If you run again the protobuf compiler it will output a file named hello.proto.json in the build directory with this content:

[
  {
    "type": "Enum",
    "filename": "hello.proto",
    "values": [
      {
        "name": "NONE",
        "value": 0
      },
      {
        "name": "MR",
        "value": 1
      },
      {
        "name": "MRS",
        "value": 2
      },
      {
        "name": "MISS",
        "value": 3
      }
    ],
    "name": "Greeting",
    "package": "<root>"
  },
  {
    "properties": [
      {
        "type": 14,
        "name": "greeting"
      },
      {
        "type": 9,
        "name": "name"
      }
    ],
    "filename": "hello.proto",
    "type": "Message",
    "name": "Hello",
    "package": "<root>"
  }
]

Conclusion

In this post we walked through the creation of a Protocol Buffer plugin to compile a .proto file into simplified representation in JSON format. The core being the interface code to read a request from the stdin, traverse the AST and write the response on the stdout.

The most challenging part was to figure out how the information about the Protobuf data is passed to the plugin and back to the compiler. I was expecting a kind of common data format like JSON or XML instead a custom binary data structure is used instead.
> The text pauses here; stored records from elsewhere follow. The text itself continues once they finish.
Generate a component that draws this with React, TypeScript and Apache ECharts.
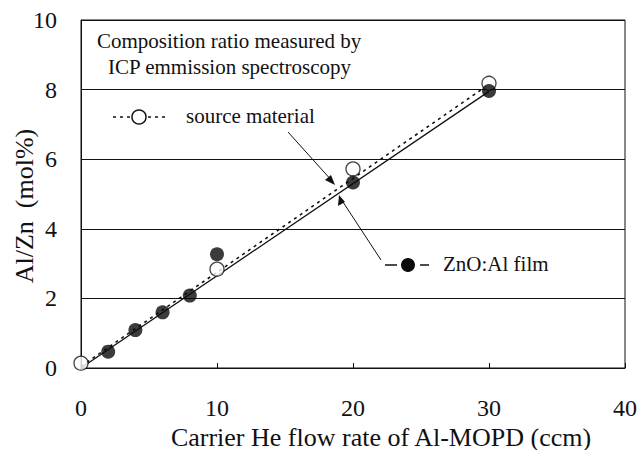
import React, { useEffect, useRef } from "react";
import * as echarts from "echarts";

const FONT = "'Liberation Serif', 'Times New Roman', serif";

const xTicks = [0, 10, 20, 30, 40];
const yTicks = [0, 2, 4, 6, 8, 10];

const sourceFlow = [0, 10, 20, 30];
const sourceRatio = [0.14, 2.84, 5.72, 8.18];

const filmFlow = [2, 4, 6, 8, 10, 20, 30];
const filmRatio = [0.47, 1.09, 1.6, 2.08, 3.27, 5.33, 7.96];

const filmFitX = [0, 30];
const filmFitY = [0, 7.95];
const sourceFitX = [0, 30];
const sourceFitY = [0.05, 8.15];

const xTitle = "Carrier He flow rate of Al-MOPD (ccm)";
const yTitle = "Al/Zn  (mol%)";
const noteLine1 = "Composition ratio measured by";
const noteLine2 = "ICP emmission spectroscopy";
const sourceLabel = "source material";
const filmLabel = "ZnO:Al film";

export default function App() {
  const ref = useRef<HTMLDivElement>(null);
  useEffect(() => {
    if (!ref.current) return;
    const chart = echarts.init(ref.current, undefined, { renderer: "svg" });
    const textStyle = {
      fontFamily: FONT,
      fontSize: 21,
      fill: "#111",
    };
    chart.setOption({
      animation: false,
      backgroundColor: "#fff",
      textStyle: { fontFamily: FONT },
      grid: {
        left: 81,
        right: 15,
        top: 20,
        bottom: 82,
        containLabel: false,
        outerBoundsMode: "none",
        show: true,
        borderColor: "#111",
        borderWidth: 1,
      },
      xAxis: {
        type: "value",
        min: xTicks[0],
        max: xTicks[xTicks.length - 1],
        interval: 10,
        axisLine: { lineStyle: { color: "#111", width: 1 } },
        axisTick: { inside: true, length: 5, lineStyle: { color: "#111" } },
        axisLabel: { fontFamily: FONT, fontSize: 24, color: "#111", margin: 28 },
        splitLine: { show: false },
        name: xTitle,
        nameLocation: "middle",
        nameGap: 56,
        nameMoveOverlap: false,
        nameTextStyle: {
          fontFamily: FONT,
          fontSize: 26,
          color: "#111",
          padding: [0, 0, 0, 56],
        },
      },
      yAxis: {
        type: "value",
        min: yTicks[0],
        max: yTicks[yTicks.length - 1],
        interval: 2,
        axisLine: { show: true, lineStyle: { color: "#111", width: 1 } },
        axisTick: { show: false },
        axisLabel: { fontFamily: FONT, fontSize: 24, color: "#111", margin: 24 },
        splitLine: { show: true, lineStyle: { color: "#111", width: 1 } },
        name: yTitle,
        nameLocation: "middle",
        nameGap: 44,
        nameMoveOverlap: false,
        nameTextStyle: {
          fontFamily: FONT,
          fontSize: 26,
          color: "#111",
          padding: [0, 24, 0, 0],
        },
      },
      series: [
        {
          type: "line",
          data: filmFitX.map((x, i) => [x, filmFitY[i]]),
          showSymbol: false,
          symbol: "none",
          lineStyle: { color: "#111", width: 1.3 },
          z: 2,
        },
        {
          type: "line",
          data: sourceFitX.map((x, i) => [x, sourceFitY[i]]),
          showSymbol: false,
          symbol: "none",
          lineStyle: { color: "#111", width: 1.6, type: [3, 4] },
          z: 2,
        },
        {
          type: "scatter",
          data: sourceFlow.map((x, i) => [x, sourceRatio[i]]),
          symbol: "circle",
          symbolSize: 14,
          itemStyle: { color: "#fff", borderColor: "#111", borderWidth: 1.3 },
          z: 3,
        },
        {
          type: "scatter",
          data: filmFlow.map((x, i) => [x, filmRatio[i]]),
          symbol: "circle",
          symbolSize: 14,
          itemStyle: { color: "#0a0a0a" },
          z: 4,
        },
      ],
      graphic: [
        { type: "text", left: 97, top: 30, style: { ...textStyle, text: noteLine1 } },
        { type: "text", left: 108, top: 56, style: { ...textStyle, text: noteLine2 } },
        {
          type: "line",
          shape: { x1: 113, y1: 117, x2: 165, y2: 117 },
          style: { stroke: "#111", lineWidth: 1.6, lineDash: [3, 4] },
          z: 10,
        },
        {
          type: "circle",
          shape: { cx: 139, cy: 117, r: 7 },
          style: { fill: "#fff", stroke: "#111", lineWidth: 1.5 },
          z: 11,
        },
        { type: "text", left: 186, top: 105, style: { ...textStyle, text: sourceLabel } },
        {
          type: "line",
          shape: { x1: 385, y1: 265, x2: 397, y2: 265 },
          style: { stroke: "#111", lineWidth: 1.5 },
          z: 10,
        },
        {
          type: "line",
          shape: { x1: 420, y1: 265, x2: 429, y2: 265 },
          style: { stroke: "#111", lineWidth: 1.5 },
          z: 10,
        },
        {
          type: "circle",
          shape: { cx: 408, cy: 265, r: 7 },
          style: { fill: "#0a0a0a" },
          z: 11,
        },
        { type: "text", left: 443, top: 253, style: { ...textStyle, text: filmLabel } },
        {
          type: "line",
          shape: { x1: 288, y1: 132, x2: 333, y2: 182 },
          style: { stroke: "#111", lineWidth: 1 },
          z: 10,
        },
        {
          type: "polygon",
          shape: { points: [[335, 185], [325, 180], [331, 175]] },
          style: { fill: "#111" },
          z: 10,
        },
        {
          type: "line",
          shape: { x1: 381, y1: 260, x2: 341, y2: 199 },
          style: { stroke: "#111", lineWidth: 1 },
          z: 10,
        },
        {
          type: "polygon",
          shape: { points: [[339, 195], [338, 206], [345, 202]] },
          style: { fill: "#111" },
          z: 10,
        },
      ],
    });
    return () => chart.dispose();
  }, []);
  return (
    <div
      ref={ref}
      style={{ position: "fixed", left: 0, top: 0, width: 640, height: 450, background: "#fff" }}
    />
  );
}
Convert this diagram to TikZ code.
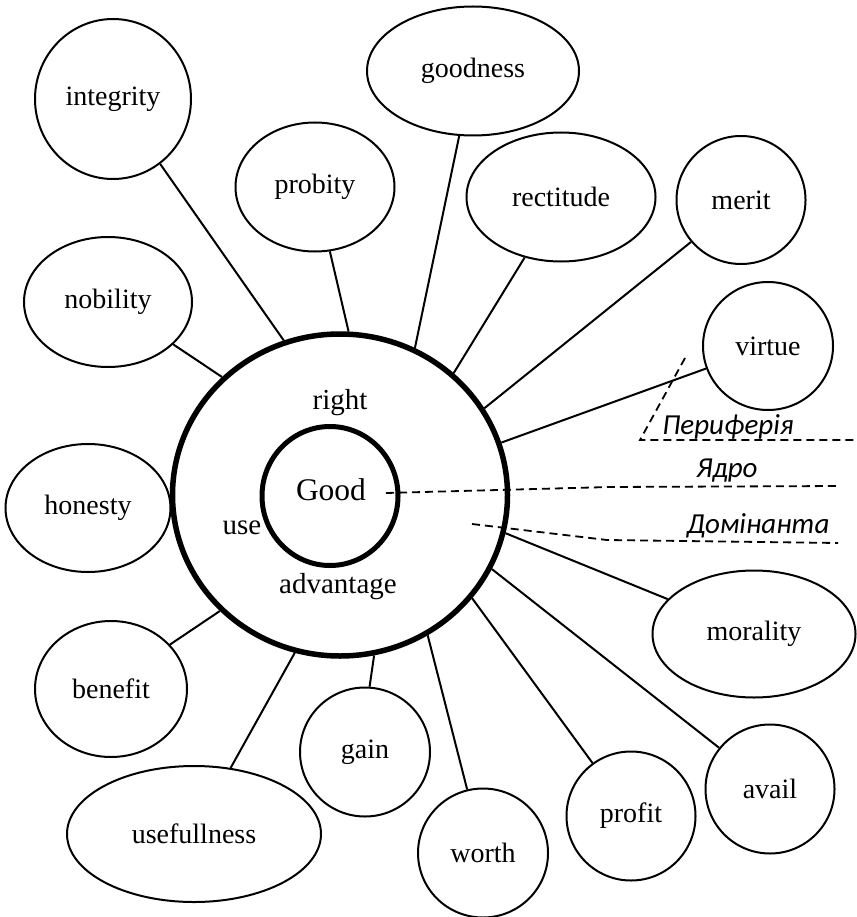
\documentclass[tikz,border=0pt]{standalone}
\usepackage{fontspec}
\setmainfont{Liberation Serif}
\newfontfamily\labfont{Carlito}
\usetikzlibrary{shapes.geometric}
\tikzset{
  x=1pt, y=1pt,
  word/.style={ellipse, draw, line width=2pt, inner sep=0pt, font=\fontsize{28}{32}\selectfont},
  big/.style={ellipse, draw, line width=5.5pt, inner sep=0pt},
  core/.style={ellipse, draw, line width=5pt, inner sep=0pt},
  conn/.style={line width=2pt},
  dashline/.style={line width=1.8pt, dash pattern=on 8pt off 5pt},
  inword/.style={inner sep=0pt, font=\fontsize{29}{32}\selectfont},
  zone/.style={inner sep=0pt, font=\labfont\itshape\fontsize{29}{32}\selectfont}
}
\begin{document}
\begin{tikzpicture}
\useasboundingbox (0,0) rectangle (856,-917);

% centre
\node[big, minimum width=335pt, minimum height=322pt] (outer) at (340,-495) {};
\node[core, minimum width=136pt, minimum height=139pt] (inner) at (330,-496) {};
\node[inner sep=0pt, font=\fontsize{31.5}{34}\selectfont] (good) at (331,-490) {Good};
\node[inword] (right) at (340,-403) {right};
\node[inword] (use) at (242,-528) {use};
\node[inword] (adv) at (338,-587) {advantage};

% outer words
\node[word, minimum width=156pt, minimum height=160pt] (integrity) at (113,-99) {integrity};
\node[word, minimum width=159pt, minimum height=129pt] (probity) at (315,-187) {probity};
\node[word, minimum width=212pt, minimum height=129pt] (goodness) at (473,-71) {goodness};
\node[word, minimum width=189pt, minimum height=129pt] (rectitude) at (561,-197) {rectitude};
\node[word, minimum width=129pt, minimum height=128pt] (merit) at (741,-200) {merit};
\node[word, minimum width=130pt, minimum height=128pt] (virtue) at (768,-346) {virtue};
\node[word, minimum width=168pt, minimum height=130pt] (nobility) at (108,-302) {nobility};
\node[word, minimum width=165pt, minimum height=128pt] (honesty) at (88,-508) {honesty};
\node[word, minimum width=152pt, minimum height=136pt] (benefit) at (111,-689) {benefit};
\node[word, minimum width=254pt, minimum height=136pt] (usefullness) at (194,-834) {usefullness};
\node[word, minimum width=130pt, minimum height=129pt] (gain) at (365,-752) {gain};
\node[word, minimum width=130pt, minimum height=129pt] (worth) at (483,-853) {worth};
\node[word, minimum width=129pt, minimum height=129pt] (profit) at (631,-816) {profit};
\node[word, minimum width=129pt, minimum height=129pt] (avail) at (770,-789) {avail};
\node[word, minimum width=203pt, minimum height=127pt] (morality) at (754,-634) {morality};

% connectors
\draw[conn] (integrity.-54) -- (outer.110);
\draw[conn] (probity.-77) -- (outer.87);
\draw[conn] (goodness.-102) -- (outer.63);
\draw[conn] (rectitude.-121) -- (outer.47);
\draw[conn] (merit.-140) -- (outer.31);
\draw[conn] (virtue.-160) -- (outer.18);
\draw[conn] (nobility.-33) -- (outer.135);
\draw[conn] (benefit.37) -- (outer.-136);
\draw[conn] (usefullness.61) -- (outer.-106);
\draw[conn] (gain.86) -- (outer.-78);
\draw[conn] (worth.104) -- (outer.-58);
\draw[conn] (profit.126) -- (outer.-38);
\draw[conn] (avail.141) -- (outer.-26);
\draw[conn] (morality.158) -- (outer.-13);

% zone lines
\coordinate (p1) at (685,-358);
\coordinate (p2) at (640,-440);
\coordinate (p3) at (856,-440);
\coordinate (c1) at (386,-493);
\coordinate (c2) at (610,-487);
\coordinate (c3) at (840,-486);
\coordinate (d1) at (472,-524);
\coordinate (d2) at (607,-540);
\coordinate (d3) at (838,-543);
\draw[dashline] (p1) -- (p2) -- (p3);
\draw[dashline] (c1) -- (c2) -- (c3);
\draw[dashline] (d1) -- (d2) -- (d3);

\node[zone] (periph) at (728,-427) {Периферія};
\node[zone] (yadro) at (727,-471) {Ядро};
\node[zone] (domin) at (758,-526) {Домінанта};
\end{tikzpicture}
\end{document}
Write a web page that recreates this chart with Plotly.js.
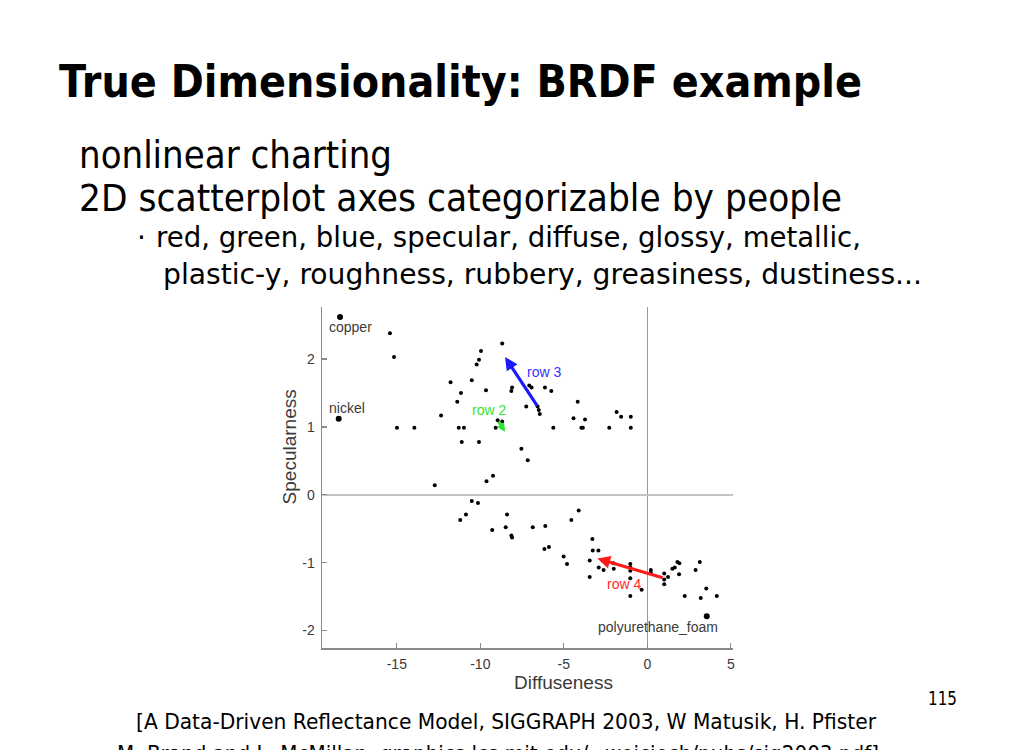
<!DOCTYPE html>
<html>
<head>
<meta charset="utf-8">
<script src="https://cdn.plot.ly/plotly-3.0.1.min.js"></script>
<style>
  html, body { margin: 0; padding: 0; background: #fff; }
  #wrap { position: relative; width: 1010px; height: 750px; overflow: hidden; }
  #chart { position: absolute; left: 0; top: 0; width: 1010px; height: 750px; }
  #slide { position: absolute; left: 0; top: 0; pointer-events: none; }
  #slide text { font-family: "DejaVu Sans", "Noto Sans", sans-serif; fill: #000; }
</style>
</head>
<body>
<div id="wrap">
  <div id="chart"></div>
  <svg id="slide" width="1010" height="750" xmlns="http://www.w3.org/2000/svg">
    <text x="59" y="97" font-size="44" font-weight="bold" textLength="803" lengthAdjust="spacingAndGlyphs">True Dimensionality: BRDF example</text>
    <text x="79" y="168" font-size="37" textLength="313" lengthAdjust="spacingAndGlyphs">nonlinear charting</text>
    <text x="79" y="211" font-size="37" textLength="763" lengthAdjust="spacingAndGlyphs">2D scatterplot axes categorizable by people</text>
    <text x="137" y="247" font-size="28">·</text>
    <text x="156" y="247" font-size="28" textLength="705" lengthAdjust="spacingAndGlyphs">red, green, blue, specular, diffuse, glossy, metallic,</text>
    <text x="163" y="284" font-size="28" textLength="759" lengthAdjust="spacingAndGlyphs">plastic-y, roughness, rubbery, greasiness, dustiness...</text>
    <text x="928" y="705" font-size="19" textLength="29" lengthAdjust="spacingAndGlyphs">115</text>
    <text x="136" y="729" font-size="22" textLength="740" lengthAdjust="spacingAndGlyphs">[A Data-Driven Reflectance Model, SIGGRAPH 2003, W Matusik, H. Pfister</text>
    <text x="117" y="761" font-size="22" textLength="762" lengthAdjust="spacingAndGlyphs">M. Brand and L. McMillan, graphics.lcs.mit.edu/~wojciech/pubs/sig2003.pdf]</text>
  </svg>
</div>
<script>
// ---- data ----
const xTickVals = [-15, -10, -5, 0, 5];
const yTickVals = [-2, -1, 0, 1, 2];

// unlabeled materials (diffuseness, specularness)
const materialX = [
  -15.41, -15.17, -14.99, -13.95, -12.73, -12.35, -11.78, -11.38, -11.16, -11.29,
  -10.98, -11.11, -10.51, -10.22, -10.08, -9.96, -9.66, -10.08, -9.63, -9.24,
  -8.69, -9.08, -8.96, -8.69, -8.14, -8.10, -7.07, -6.93, -6.13, -5.75,
  -7.25, -6.57, -6.50, -6.44, -5.63, -7.54, -7.16, -4.17, -4.42, -3.73,
  -3.95, -3.86, -2.28, -1.84, -1.57, -0.99, -0.99,
  -10.51, -10.14, -10.86, -11.20, -9.29, -8.48, -8.40, -8.14, -8.10, -6.86,
  -6.11, -6.16, -5.89, -4.55, -4.11, -5.01, -4.81, -3.29, -3.27, -2.93,
  -3.45, -2.91, -2.62, -2.02, -2.01, -3.45, -1.02, -1.02, -1.02, -1.02,
  -1.02, -0.34, 0.21, 0.21, 1.01, 1.01, 1.01, 1.24, 1.50, 1.64,
  1.80, 1.92, 1.90, 2.24, 2.89, 3.14, 3.20, 3.53, 4.16
];
const materialY = [
  2.38, 2.03, 0.99, 0.99, 0.14, 1.17, 1.66, 1.37, 1.50, 0.99,
  0.99, 0.78, 1.69, 1.92, 1.99, 2.12, 1.54, 0.78, 0.20, 0.28,
  2.23, 0.99, 1.10, 1.08, 1.53, 1.58, 1.61, 1.58, 1.58, 1.53,
  1.30, 1.30, 1.25, 1.19, 0.99, 0.68, 0.51, 1.37, 1.13, 1.11,
  0.99, 0.99, 0.99, 1.22, 1.15, 1.15, 0.99,
  -0.09, -0.12, -0.29, -0.37, -0.52, -0.48, -0.29, -0.60, -0.63, -0.48,
  -0.46, -0.80, -0.77, -0.37, -0.23, -0.91, -1.02, -0.65, -0.82, -0.82,
  -0.97, -1.07, -1.11, -1.01, -1.09, -1.21, -1.02, -1.07, -1.12, -1.23,
  -1.49, -1.40, -1.11, -1.15, -1.16, -1.25, -1.32, -1.21, -1.09, -1.07,
  -0.99, -1.01, -1.17, -1.49, -1.11, -0.99, -1.52, -1.38, -1.49
];

// labeled materials
const labeledNames = ["copper", "nickel", "polyurethane_foam"];
const labeledX = [-18.40, -18.48, 3.56];
const labeledY = [2.62, 1.12, -1.79];

// direction arrows (rows of the chart)
const rowNames = ["row 2", "row 3", "row 4"];
const rowStartX = [-8.96, -6.53, 1.01];
const rowStartY = [1.10, 1.29, -1.23];
const rowEndX = [-8.52, -8.52, -2.99];
const rowEndY = [0.93, 2.03, -0.94];

// ---- styles ----
const labelFont = { family: "Liberation Sans, Arial, sans-serif", size: 14, color: "#3a3a3a" };
const rowColors = ["#2ee62e", "#1a1aff", "#ff1a1a"];
const rowTextColors = ["#33e633", "#3333ff", "#ff2a2a"];
const rowArrowSize = [0.55, 0.8, 0.8];
const rowArrowWidth = [3, 3.2, 3.2];
const labelShift = [[-13, -10], [-12, 11], [-49, -11]];
const labelAnchor = ["left", "left", "center"];
const rowTextAnchorOnTail = [true, false, false];
const rowTextShift = [[-28, 10], [20, -15], [8, -25]];

const traces = [
  {
    type: "scatter", mode: "markers", x: materialX, y: materialY,
    marker: { color: "#000", size: 4 }, hoverinfo: "skip"
  },
  {
    type: "scatter", mode: "markers", x: labeledX, y: labeledY,
    marker: { color: "#000", size: 6 }, hoverinfo: "skip"
  }
];

const annotations = [];
labeledNames.forEach((n, i) => {
  annotations.push({
    x: labeledX[i], y: labeledY[i], xref: "x", yref: "y", text: n,
    showarrow: false, xanchor: labelAnchor[i], yanchor: "middle",
    xshift: labelShift[i][0], yshift: labelShift[i][1], font: labelFont
  });
});
rowNames.forEach((n, i) => {
  annotations.push({
    x: rowEndX[i], y: rowEndY[i], ax: rowStartX[i], ay: rowStartY[i],
    xref: "x", yref: "y", axref: "x", ayref: "y", text: "",
    showarrow: true, arrowhead: 2, arrowsize: rowArrowSize[i], arrowwidth: rowArrowWidth[i],
    arrowcolor: rowColors[i], standoff: 0, startstandoff: 0
  });
  const onTail = rowTextAnchorOnTail[i];
  annotations.push({
    x: onTail ? rowStartX[i] : rowEndX[i], y: onTail ? rowStartY[i] : rowEndY[i],
    xref: "x", yref: "y", text: n, showarrow: false,
    xanchor: "left", yanchor: "middle",
    xshift: rowTextShift[i][0], yshift: rowTextShift[i][1],
    font: Object.assign({}, labelFont, { color: rowTextColors[i] })
  });
});
// axis titles (placed as in the reference, off-centre)
annotations.push({
  xref: "paper", yref: "y", x: -0.08, y: 0.70, text: "Specularness",
  textangle: -90, showarrow: false, xanchor: "center", yanchor: "middle",
  font: { family: "Liberation Sans, Arial, sans-serif", size: 19, color: "#3a3a3a" }
});
annotations.push({
  xref: "x", yref: "paper", x: -5.04, y: -0.102, text: "Diffuseness",
  showarrow: false, xanchor: "center", yanchor: "middle",
  font: { family: "Liberation Sans, Arial, sans-serif", size: 19, color: "#3a3a3a" }
});

const axisCommon = {
  showgrid: false, showline: true, linecolor: "#8a8a8a", linewidth: 1.5,
  ticks: "inside", ticklen: 5, tickwidth: 1.3, tickcolor: "#8a8a8a",
  zeroline: true, mirror: false,
  tickfont: { family: "Liberation Sans, Arial, sans-serif", size: 14, color: "#3a3a3a" }
};

const layout = {
  width: 1010, height: 750,
  margin: { l: 322, r: 277, t: 307, b: 102, pad: 0 },
  paper_bgcolor: "rgba(0,0,0,0)", plot_bgcolor: "rgba(0,0,0,0)",
  showlegend: false,
  xaxis: Object.assign({}, axisCommon, {
    range: [-19.48, 5.13], tickmode: "array", tickvals: xTickVals,
    ticktext: xTickVals.map(String), zerolinecolor: "#9a9a9a", zerolinewidth: 1,
    ticklabelstandoff: 3
  }),
  yaxis: Object.assign({}, axisCommon, {
    range: [-2.258, 2.768], tickmode: "array", tickvals: yTickVals,
    ticktext: yTickVals.map(String), zerolinecolor: "#c4c4c4", zerolinewidth: 1.6,
    ticklabelstandoff: 3
  }),
  annotations: annotations
};

Plotly.newPlot("chart", traces, layout, { displayModeBar: false, staticPlot: true });
</script>
</body>
</html>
This was where I spent most of the time building the first plugin prototype but thanks to the list of plugin examples I was able to understand the plugin/compiler communication.

You are not limited to only transforming the input into another format, you can also use the request to output any code in any language, you can parse a .proto file and output code for a RESTful API in Node.js, converting the message and enum definitions into a XML file or even generate another .proto file i. e. without the deprecated fields.